Transcribe the listing in full, excluding any pictures.

Dataset excerpt =>
┌──

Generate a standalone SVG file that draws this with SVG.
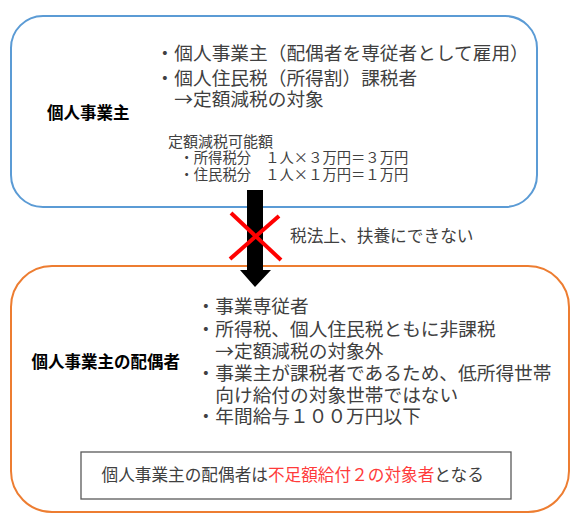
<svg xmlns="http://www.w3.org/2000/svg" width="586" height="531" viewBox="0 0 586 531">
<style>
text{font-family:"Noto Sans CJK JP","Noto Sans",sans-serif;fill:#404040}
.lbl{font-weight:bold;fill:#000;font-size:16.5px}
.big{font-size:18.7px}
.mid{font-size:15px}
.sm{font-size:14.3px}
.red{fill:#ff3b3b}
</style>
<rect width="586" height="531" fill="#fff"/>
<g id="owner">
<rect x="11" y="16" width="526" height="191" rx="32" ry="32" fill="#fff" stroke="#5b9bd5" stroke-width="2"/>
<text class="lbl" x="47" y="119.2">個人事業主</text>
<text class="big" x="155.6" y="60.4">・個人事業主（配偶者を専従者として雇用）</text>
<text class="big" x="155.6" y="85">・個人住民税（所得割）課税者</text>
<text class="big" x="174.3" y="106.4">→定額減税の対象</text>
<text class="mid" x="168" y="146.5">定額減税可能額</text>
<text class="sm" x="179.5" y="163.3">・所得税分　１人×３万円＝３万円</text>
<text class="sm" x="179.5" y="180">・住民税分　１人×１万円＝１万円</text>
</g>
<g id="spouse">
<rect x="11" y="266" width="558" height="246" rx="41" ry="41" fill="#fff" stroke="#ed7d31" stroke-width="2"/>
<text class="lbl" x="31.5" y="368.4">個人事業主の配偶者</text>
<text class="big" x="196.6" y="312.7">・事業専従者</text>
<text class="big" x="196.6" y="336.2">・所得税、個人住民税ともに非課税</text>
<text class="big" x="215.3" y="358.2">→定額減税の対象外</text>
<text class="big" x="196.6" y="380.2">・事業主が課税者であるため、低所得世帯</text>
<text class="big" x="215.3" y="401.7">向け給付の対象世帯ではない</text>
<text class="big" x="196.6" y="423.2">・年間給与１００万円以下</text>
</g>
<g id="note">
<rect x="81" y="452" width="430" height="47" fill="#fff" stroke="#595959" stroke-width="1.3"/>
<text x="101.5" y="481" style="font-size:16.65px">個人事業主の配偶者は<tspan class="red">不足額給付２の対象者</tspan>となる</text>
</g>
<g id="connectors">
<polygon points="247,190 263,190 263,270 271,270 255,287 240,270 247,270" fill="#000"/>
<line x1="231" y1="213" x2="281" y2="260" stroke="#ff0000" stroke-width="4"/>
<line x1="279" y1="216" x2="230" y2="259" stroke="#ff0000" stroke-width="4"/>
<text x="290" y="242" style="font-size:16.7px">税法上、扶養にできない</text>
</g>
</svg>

└──

Full output =>
Generate a standalone SVG file that draws this with SVG.
<svg xmlns="http://www.w3.org/2000/svg" width="586" height="531" viewBox="0 0 586 531">
<style>
text{font-family:"Noto Sans CJK JP","Noto Sans",sans-serif;fill:#404040}
.lbl{font-weight:bold;fill:#000;font-size:16.5px}
.big{font-size:18.7px}
.mid{font-size:15px}
.sm{font-size:14.3px}
.red{fill:#ff3b3b}
</style>
<rect width="586" height="531" fill="#fff"/>
<g id="owner">
<rect x="11" y="16" width="526" height="191" rx="32" ry="32" fill="#fff" stroke="#5b9bd5" stroke-width="2"/>
<text class="lbl" x="47" y="119.2">個人事業主</text>
<text class="big" x="155.6" y="60.4">・個人事業主（配偶者を専従者として雇用）</text>
<text class="big" x="155.6" y="85">・個人住民税（所得割）課税者</text>
<text class="big" x="174.3" y="106.4">→定額減税の対象</text>
<text class="mid" x="168" y="146.5">定額減税可能額</text>
<text class="sm" x="179.5" y="163.3">・所得税分　１人×３万円＝３万円</text>
<text class="sm" x="179.5" y="180">・住民税分　１人×１万円＝１万円</text>
</g>
<g id="spouse">
<rect x="11" y="266" width="558" height="246" rx="41" ry="41" fill="#fff" stroke="#ed7d31" stroke-width="2"/>
<text class="lbl" x="31.5" y="368.4">個人事業主の配偶者</text>
<text class="big" x="196.6" y="312.7">・事業専従者</text>
<text class="big" x="196.6" y="336.2">・所得税、個人住民税ともに非課税</text>
<text class="big" x="215.3" y="358.2">→定額減税の対象外</text>
<text class="big" x="196.6" y="380.2">・事業主が課税者であるため、低所得世帯</text>
<text class="big" x="215.3" y="401.7">向け給付の対象世帯ではない</text>
<text class="big" x="196.6" y="423.2">・年間給与１００万円以下</text>
</g>
<g id="note">
<rect x="81" y="452" width="430" height="47" fill="#fff" stroke="#595959" stroke-width="1.3"/>
<text x="101.5" y="481" style="font-size:16.65px">個人事業主の配偶者は<tspan class="red">不足額給付２の対象者</tspan>となる</text>
</g>
<g id="connectors">
<polygon points="247,190 263,190 263,270 271,270 255,287 240,270 247,270" fill="#000"/>
<line x1="231" y1="213" x2="281" y2="260" stroke="#ff0000" stroke-width="4"/>
<line x1="279" y1="216" x2="230" y2="259" stroke="#ff0000" stroke-width="4"/>
<text x="290" y="242" style="font-size:16.7px">税法上、扶養にできない</text>
</g>
</svg>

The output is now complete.